The sequel offers dozens of fiendish new puzzles based around the simple premise of manoeuvring coloured blocks around the screen until they all connect. It's much more difficult and engaging than it sounds.
Set for release by publisher Digital Bridges this month, Denki Blocks! 2 should be available for pretty much all Java-enabled phones. Go to www.denki.co.uk for more information.
DJ phone
The roll-out of Siemens' new mobiles continues this month, with a handset aimed at the youth market. A small-ish phone available in several colours, the triple band M55 is also the first handset with Cubasis DJ software.

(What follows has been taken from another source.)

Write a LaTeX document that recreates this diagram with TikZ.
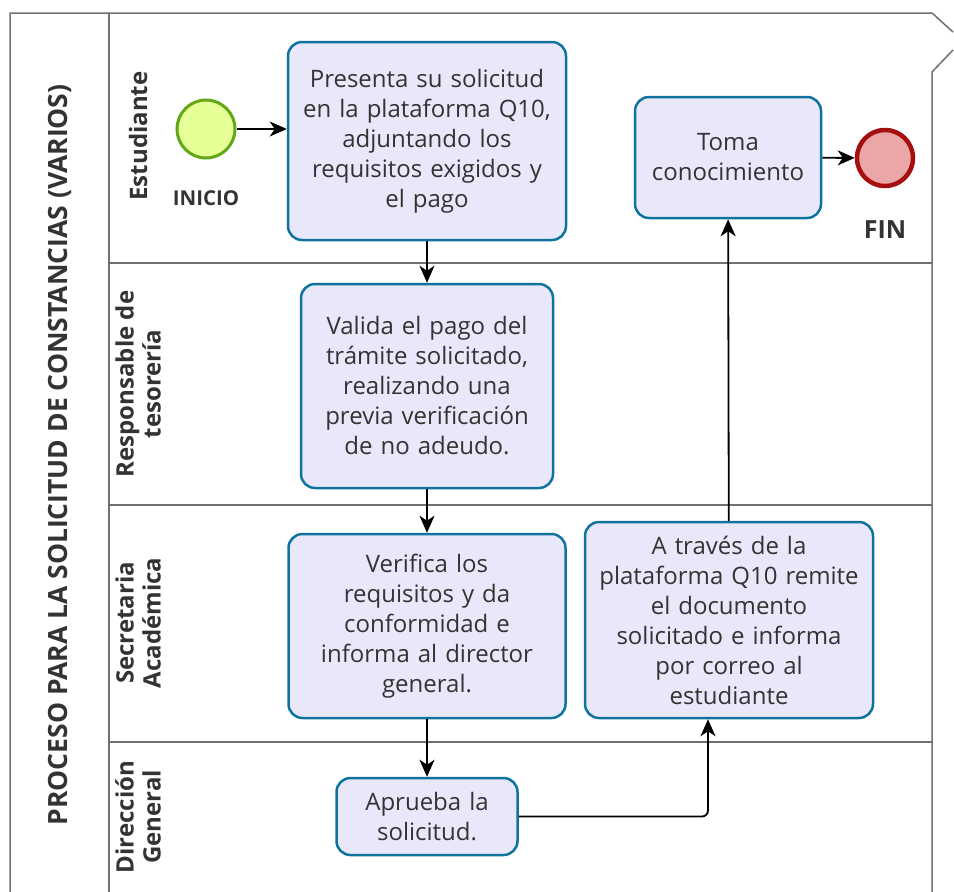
\documentclass[tikz,border=0pt]{standalone}
\usepackage{fontspec}
\setmainfont{Open Sans}
\usetikzlibrary{positioning,arrows.meta}
\definecolor{taskfill}{HTML}{E8E8FA}
\definecolor{taskline}{HTML}{10739E}
\definecolor{startfill}{HTML}{E6FF97}
\definecolor{startline}{HTML}{62A716}
\definecolor{endfill}{HTML}{EBA7A7}
\definecolor{endline}{HTML}{A50F0F}
\definecolor{lanegray}{HTML}{707070}
\definecolor{textgray}{HTML}{333333}
\tikzset{
	task/.style={
		draw=taskline,
		fill=taskfill,
		line width=2.5pt,
		rounded corners=14pt,
		inner xsep=6pt,
		text width=#1,
		align=center,
		text=textgray,
		font=\fontsize{24}{30}\selectfont
	},
	start event/.style={ % green circle
		draw=startline,
		fill=startfill,
		circle,
		line width=3pt,
		minimum size=58pt,
		label={[font=\fontsize{20.5}{22}\selectfont\bfseries,text=textgray,yshift=-28pt]below:#1}
	},
	end event/.style={ % red circle
		draw=endline,
		fill=endfill,
		circle,
		line width=4.5pt,
		minimum size=56pt,
		label={[font=\fontsize{25}{28}\selectfont\bfseries,text=textgray,yshift=-29pt]below:#1}
	},
	lane label/.style={
		rotate=90,
		align=center,
		text=textgray,
		font=\fontsize{24}{27}\selectfont\bfseries
	},
	flow/.style={
		draw,
		line width=1.8pt,
		-{Stealth[length=17pt,width=15pt,inset=5pt]}
	},
	pool line/.style={
		draw=lanegray,
		line width=1.5pt
	},
}
\begin{document}
\begin{tikzpicture}[x=1pt,y=-1pt]
	\useasboundingbox (0,0) rectangle (954,892);
	% pool and lanes
	\draw[pool line] (10,892) -- (10,13) -- (932,13) -- (953,32);
	\draw[pool line] (953,50) -- (932,72) -- (932,892);
	\draw[pool line] (109,13) -- (109,892);
	\draw[pool line] (109,263) -- (932,263);
	\draw[pool line] (109,505) -- (932,505);
	\draw[pool line] (109,742) -- (932,742);
	\node[lane label, font=\fontsize{26.5}{30}\selectfont\bfseries] (pool) at (60,455) {PROCESO PARA LA SOLICITUD DE CONSTANCIAS (VARIOS)};
	\node[lane label] (est) at (138,136) {Estudiante};
	\node[lane label] (tes) at (138,384) {Responsable de\\tesorería};
	\node[lane label] (sec) at (138,623) {Secretaria\\Académica};
	\node[lane label] (dir) at (138,817) {Dirección\\General};
	% events and tasks
	\node[start event=INICIO] (inicio) at (206,129) {};
	\node[task=266pt, minimum height=198pt] (presenta) at (427,141) {Presenta su solicitud\\en la plataforma Q10,\\adjuntando los\\requisitos exigidos y\\el pago};
	\node[task=240pt, minimum height=204pt] (valida) at (427,386) {Valida el pago del\\trámite solicitado,\\realizando una\\previa verificación\\de no adeudo.};
	\node[task=265pt, minimum height=184pt] (verifica) at (427,626) {Verifica los\\requisitos y da\\conformidad e\\informa al director\\general.};
	\node[task=169pt, minimum height=77pt] (aprueba) at (427,816.5) {Aprueba la\\solicitud.};
	\node[task=276pt, minimum height=196pt] (remite) at (729,620) {A través de la\\plataforma Q10 remite\\el documento\\solicitado e informa\\por correo al\\estudiante};
	\node[task=174pt, minimum height=121pt] (toma) at (728,157.5) {Toma\\conocimiento};
	\node[end event=FIN] (fin) at (885,158) {};
	% flows
	\draw[flow] (inicio) -- (presenta.west |- inicio);
	\draw[flow] (presenta) -- (valida);
	\draw[flow] (valida) -- (verifica);
	\draw[flow] (verifica) -- (aprueba);
	\draw[flow, rounded corners=6pt] (aprueba.east) -| ([xshift=-21pt]remite.south);
	\draw[flow] (remite) -- (toma);
	\draw[flow] (toma) -- (fin);
\end{tikzpicture}
\end{document}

This is a basic four-track recording system that lets the user create and mix tracks that can then be used as ringtones.
The phone also features MMS and is compatible with Siemens Quick Pic snap-on camera accessory. Rounding off its specification is a selection of games including Cliff Diving and Mountain Biking. Users can also download new games via GPRS. The phone goes on sale early next month with T-Mobile at a retail price with contract of around £200.
Life savers
Researchers at Toshiba's UK Labs in Bristol have developed a mobile phone system designed to help emergency services rescue people trapped in avalanches or earthquakes.
Survivors of the disaster dial an emergency number from their mobiles, which then transmit an alert message to all other mobiles in the area. The phones then ring with an audible alarm tone. Anyone who is safe switches their phone off, leaving the victims' phones ringing, thereby enabling rescue services to locate them. The phones also emit a radio signal to further help guide rescue crews. Although it is purely a prototype system at the moment, Toshiba hopes the technology will be incorporated into phones and networks soon.

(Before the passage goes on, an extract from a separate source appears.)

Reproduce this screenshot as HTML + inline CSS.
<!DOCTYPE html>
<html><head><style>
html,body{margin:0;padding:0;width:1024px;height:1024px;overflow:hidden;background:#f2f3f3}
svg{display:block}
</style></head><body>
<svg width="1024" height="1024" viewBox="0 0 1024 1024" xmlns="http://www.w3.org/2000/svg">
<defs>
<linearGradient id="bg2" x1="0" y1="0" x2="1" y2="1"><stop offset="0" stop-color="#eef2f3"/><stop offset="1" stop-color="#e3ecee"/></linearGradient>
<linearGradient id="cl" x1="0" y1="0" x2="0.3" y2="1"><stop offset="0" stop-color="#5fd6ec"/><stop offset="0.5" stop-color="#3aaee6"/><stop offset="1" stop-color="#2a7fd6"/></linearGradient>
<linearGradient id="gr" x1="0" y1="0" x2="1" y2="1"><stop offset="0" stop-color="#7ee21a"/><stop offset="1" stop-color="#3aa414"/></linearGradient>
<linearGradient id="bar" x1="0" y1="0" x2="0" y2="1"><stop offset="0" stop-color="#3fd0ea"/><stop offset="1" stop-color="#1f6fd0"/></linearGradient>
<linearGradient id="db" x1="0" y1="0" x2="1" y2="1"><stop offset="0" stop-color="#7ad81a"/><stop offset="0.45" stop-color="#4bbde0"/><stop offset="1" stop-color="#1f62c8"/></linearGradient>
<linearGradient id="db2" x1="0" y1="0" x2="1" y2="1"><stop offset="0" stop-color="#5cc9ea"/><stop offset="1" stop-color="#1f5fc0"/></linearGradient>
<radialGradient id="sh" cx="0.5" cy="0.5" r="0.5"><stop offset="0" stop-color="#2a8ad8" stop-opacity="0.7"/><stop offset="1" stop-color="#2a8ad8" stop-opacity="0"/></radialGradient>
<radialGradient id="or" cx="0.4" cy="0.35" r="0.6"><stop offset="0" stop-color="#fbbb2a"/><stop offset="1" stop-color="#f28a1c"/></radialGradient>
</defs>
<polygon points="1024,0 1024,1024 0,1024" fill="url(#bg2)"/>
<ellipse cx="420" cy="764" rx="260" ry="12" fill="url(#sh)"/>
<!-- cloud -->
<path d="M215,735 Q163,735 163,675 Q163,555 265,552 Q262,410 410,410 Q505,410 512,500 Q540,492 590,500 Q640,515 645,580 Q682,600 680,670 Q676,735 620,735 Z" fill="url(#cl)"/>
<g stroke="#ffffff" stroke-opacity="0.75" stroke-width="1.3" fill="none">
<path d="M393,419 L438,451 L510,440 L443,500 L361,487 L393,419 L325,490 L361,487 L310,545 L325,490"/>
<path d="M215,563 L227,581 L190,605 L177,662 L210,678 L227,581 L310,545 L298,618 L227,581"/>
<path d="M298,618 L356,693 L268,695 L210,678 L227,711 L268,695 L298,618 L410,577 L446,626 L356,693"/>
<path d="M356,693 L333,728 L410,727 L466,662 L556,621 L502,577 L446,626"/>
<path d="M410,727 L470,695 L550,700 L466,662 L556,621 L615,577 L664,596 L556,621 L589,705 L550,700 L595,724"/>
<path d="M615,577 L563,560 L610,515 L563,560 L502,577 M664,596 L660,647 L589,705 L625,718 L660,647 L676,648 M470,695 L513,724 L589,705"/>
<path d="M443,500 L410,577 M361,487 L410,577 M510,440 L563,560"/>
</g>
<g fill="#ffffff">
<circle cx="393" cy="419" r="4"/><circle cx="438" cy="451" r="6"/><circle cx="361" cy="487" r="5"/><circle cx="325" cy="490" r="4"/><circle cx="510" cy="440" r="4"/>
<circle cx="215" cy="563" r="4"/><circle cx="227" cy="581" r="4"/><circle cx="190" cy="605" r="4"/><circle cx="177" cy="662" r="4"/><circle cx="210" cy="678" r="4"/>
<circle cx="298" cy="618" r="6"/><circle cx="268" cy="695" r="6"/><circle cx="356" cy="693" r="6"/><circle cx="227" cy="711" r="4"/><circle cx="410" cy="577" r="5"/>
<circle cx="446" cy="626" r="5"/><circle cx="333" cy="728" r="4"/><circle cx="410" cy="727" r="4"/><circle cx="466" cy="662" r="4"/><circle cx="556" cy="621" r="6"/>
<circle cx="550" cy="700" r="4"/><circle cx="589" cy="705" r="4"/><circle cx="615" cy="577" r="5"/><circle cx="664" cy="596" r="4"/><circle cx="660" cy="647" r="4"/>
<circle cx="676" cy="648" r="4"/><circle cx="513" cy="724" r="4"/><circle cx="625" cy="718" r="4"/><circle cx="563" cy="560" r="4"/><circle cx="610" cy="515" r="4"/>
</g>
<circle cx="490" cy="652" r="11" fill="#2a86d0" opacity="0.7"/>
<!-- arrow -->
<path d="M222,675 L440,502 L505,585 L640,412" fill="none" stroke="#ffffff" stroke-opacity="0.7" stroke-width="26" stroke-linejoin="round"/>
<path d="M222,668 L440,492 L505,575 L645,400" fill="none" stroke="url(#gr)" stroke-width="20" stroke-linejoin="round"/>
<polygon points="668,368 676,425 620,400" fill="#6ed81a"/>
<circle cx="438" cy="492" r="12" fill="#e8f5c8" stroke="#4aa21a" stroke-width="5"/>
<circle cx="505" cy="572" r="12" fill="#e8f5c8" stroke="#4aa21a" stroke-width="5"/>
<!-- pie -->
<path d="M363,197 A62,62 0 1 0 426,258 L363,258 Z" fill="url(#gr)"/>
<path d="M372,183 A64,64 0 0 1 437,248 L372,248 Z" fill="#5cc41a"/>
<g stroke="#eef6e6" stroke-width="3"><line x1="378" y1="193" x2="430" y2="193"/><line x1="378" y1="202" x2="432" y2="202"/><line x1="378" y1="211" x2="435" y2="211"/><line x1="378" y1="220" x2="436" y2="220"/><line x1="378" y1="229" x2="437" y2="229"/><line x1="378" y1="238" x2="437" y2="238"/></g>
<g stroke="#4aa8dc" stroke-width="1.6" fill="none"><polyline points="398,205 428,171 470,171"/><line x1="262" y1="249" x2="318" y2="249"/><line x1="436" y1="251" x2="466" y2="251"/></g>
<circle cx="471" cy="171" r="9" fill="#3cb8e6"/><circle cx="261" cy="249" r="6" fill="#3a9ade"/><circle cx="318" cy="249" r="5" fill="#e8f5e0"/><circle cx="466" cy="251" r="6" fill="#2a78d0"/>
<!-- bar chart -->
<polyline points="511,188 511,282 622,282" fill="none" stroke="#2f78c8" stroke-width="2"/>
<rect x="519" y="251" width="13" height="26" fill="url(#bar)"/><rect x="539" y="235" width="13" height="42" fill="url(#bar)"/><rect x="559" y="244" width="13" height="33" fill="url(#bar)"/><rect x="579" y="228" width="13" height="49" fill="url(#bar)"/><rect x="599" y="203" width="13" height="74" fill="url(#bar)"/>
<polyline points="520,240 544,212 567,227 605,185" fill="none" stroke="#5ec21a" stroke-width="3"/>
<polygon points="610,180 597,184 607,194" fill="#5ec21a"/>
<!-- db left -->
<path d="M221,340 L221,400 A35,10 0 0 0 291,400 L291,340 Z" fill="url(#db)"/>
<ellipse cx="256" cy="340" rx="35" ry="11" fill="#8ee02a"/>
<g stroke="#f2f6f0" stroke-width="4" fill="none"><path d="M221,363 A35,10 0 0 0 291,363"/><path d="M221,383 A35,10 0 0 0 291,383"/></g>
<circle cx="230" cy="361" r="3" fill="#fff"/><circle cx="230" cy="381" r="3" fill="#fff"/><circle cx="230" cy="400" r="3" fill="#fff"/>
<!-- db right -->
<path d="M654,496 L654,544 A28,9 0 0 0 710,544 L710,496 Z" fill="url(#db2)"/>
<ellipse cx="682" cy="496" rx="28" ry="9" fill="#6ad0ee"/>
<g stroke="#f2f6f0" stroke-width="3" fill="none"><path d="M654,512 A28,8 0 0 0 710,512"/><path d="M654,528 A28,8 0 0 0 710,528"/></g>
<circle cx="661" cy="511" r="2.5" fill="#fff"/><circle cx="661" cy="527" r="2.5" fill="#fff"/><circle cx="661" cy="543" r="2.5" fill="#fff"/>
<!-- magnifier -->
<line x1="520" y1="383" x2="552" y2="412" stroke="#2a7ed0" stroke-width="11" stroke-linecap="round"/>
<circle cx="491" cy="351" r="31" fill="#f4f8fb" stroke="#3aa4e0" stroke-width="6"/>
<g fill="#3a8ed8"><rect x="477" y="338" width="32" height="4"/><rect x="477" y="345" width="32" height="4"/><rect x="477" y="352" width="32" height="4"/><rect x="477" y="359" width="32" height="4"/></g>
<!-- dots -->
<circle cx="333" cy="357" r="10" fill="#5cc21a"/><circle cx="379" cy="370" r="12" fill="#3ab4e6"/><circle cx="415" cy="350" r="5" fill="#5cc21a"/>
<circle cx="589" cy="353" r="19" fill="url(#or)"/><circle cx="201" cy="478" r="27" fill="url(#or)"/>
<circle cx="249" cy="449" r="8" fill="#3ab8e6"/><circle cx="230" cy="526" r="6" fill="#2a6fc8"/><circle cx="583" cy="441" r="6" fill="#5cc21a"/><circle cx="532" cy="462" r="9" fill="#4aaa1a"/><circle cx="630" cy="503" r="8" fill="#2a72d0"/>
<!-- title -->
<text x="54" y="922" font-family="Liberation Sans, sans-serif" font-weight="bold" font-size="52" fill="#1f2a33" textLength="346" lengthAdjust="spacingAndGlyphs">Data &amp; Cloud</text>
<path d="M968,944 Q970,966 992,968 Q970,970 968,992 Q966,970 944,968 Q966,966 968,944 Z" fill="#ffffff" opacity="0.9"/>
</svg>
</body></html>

www.toshiba-europe.com/research/trl
Treo lives on
If you thought Palm's buy out of rival Handspring would sound the death knell for the latter's Treo range of smart phones, think again. Handspring confirmed this week that it will ship the compact smartphone it paraded several weeks ago at a US exhibition to the UK this autumn.

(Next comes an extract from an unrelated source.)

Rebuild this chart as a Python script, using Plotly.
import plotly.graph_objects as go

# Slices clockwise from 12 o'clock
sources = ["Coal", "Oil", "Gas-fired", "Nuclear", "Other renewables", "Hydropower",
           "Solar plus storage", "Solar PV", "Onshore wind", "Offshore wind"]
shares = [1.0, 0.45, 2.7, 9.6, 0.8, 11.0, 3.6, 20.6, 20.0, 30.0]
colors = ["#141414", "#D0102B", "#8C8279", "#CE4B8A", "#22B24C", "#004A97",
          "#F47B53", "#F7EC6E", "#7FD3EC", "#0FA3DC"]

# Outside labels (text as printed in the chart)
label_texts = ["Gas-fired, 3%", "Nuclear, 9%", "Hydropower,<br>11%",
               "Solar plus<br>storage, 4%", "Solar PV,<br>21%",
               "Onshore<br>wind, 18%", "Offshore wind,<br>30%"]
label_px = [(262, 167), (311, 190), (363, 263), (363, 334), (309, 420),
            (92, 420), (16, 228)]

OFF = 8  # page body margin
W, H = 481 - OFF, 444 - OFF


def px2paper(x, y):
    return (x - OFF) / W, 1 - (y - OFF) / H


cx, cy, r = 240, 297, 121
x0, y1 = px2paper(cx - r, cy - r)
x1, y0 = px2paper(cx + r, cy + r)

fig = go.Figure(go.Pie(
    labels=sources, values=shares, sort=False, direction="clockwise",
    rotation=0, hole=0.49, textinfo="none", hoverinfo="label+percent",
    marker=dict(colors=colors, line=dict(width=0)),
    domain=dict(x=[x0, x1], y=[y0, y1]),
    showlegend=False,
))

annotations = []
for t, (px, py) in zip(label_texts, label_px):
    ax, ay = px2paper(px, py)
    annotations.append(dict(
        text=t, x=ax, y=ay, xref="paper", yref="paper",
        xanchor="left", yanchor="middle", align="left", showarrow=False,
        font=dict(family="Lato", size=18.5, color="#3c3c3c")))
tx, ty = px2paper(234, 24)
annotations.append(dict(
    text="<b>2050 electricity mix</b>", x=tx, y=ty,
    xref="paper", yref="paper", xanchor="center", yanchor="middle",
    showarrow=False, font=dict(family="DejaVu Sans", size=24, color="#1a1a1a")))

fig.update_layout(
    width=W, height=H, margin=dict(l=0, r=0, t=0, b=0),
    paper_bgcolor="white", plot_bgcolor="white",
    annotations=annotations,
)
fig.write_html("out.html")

Just like its predecessors, the Treo 600 pairs personal organiser facilities run via Palm's 0S 5 system with GPRS-powered email and web browsing. Innovations for this Treo include a new keyboard with dome-shaped keys, which Handspring claims is faster and easier to use than keypads from rivals, and an integrated digital camera supported by messaging facilities. There's no set price yet, but expect it to retail for around £350. An agreement between the two companies means it is almost certain to be available first via the Orange network.
New Nokias
Mobile phone giant Nokia last week unveiled the new handsets and accessories due in shops later in the year.
Scheduled for a late summer launch is the 3100, a tiny upright model with a glow-in-the-dark cover that flashes when the phone rings. Expected to retail for around £100 with contract, the handset also features Java games and multimedia messaging.
Nokia is also targeting corporate users with a heavily specified, yet compact, triple band smartphone - the 6600. It features a large screen, email and web-browsing facilities, an integrated VGA camera, a video recorder and Real One player and Bluetooth connectivity. The 6600 is slated to retail for around £250 with contract when it launches in October.
The company also showed its Fun Camera, a stand-alone snapper that can transfer images to several Nokia handsets (including the 3100), which can then send them as multimedia messages, a clip-on FM radio and a wireless head set. All will launch in late summer.
Announced several months ago, but due to be arrive in the next couple of weeks, is the 3300, an oval-shaped phone that pairs multimedia messaging features (though no integrated camera) with an MP3/AAC music player and FM stereo radio. It is expected to retail for under £100 with contract. Completing Nokia's range for 2003 is the N-Gage personal game console /phone hybrid, which will launch in the autumn.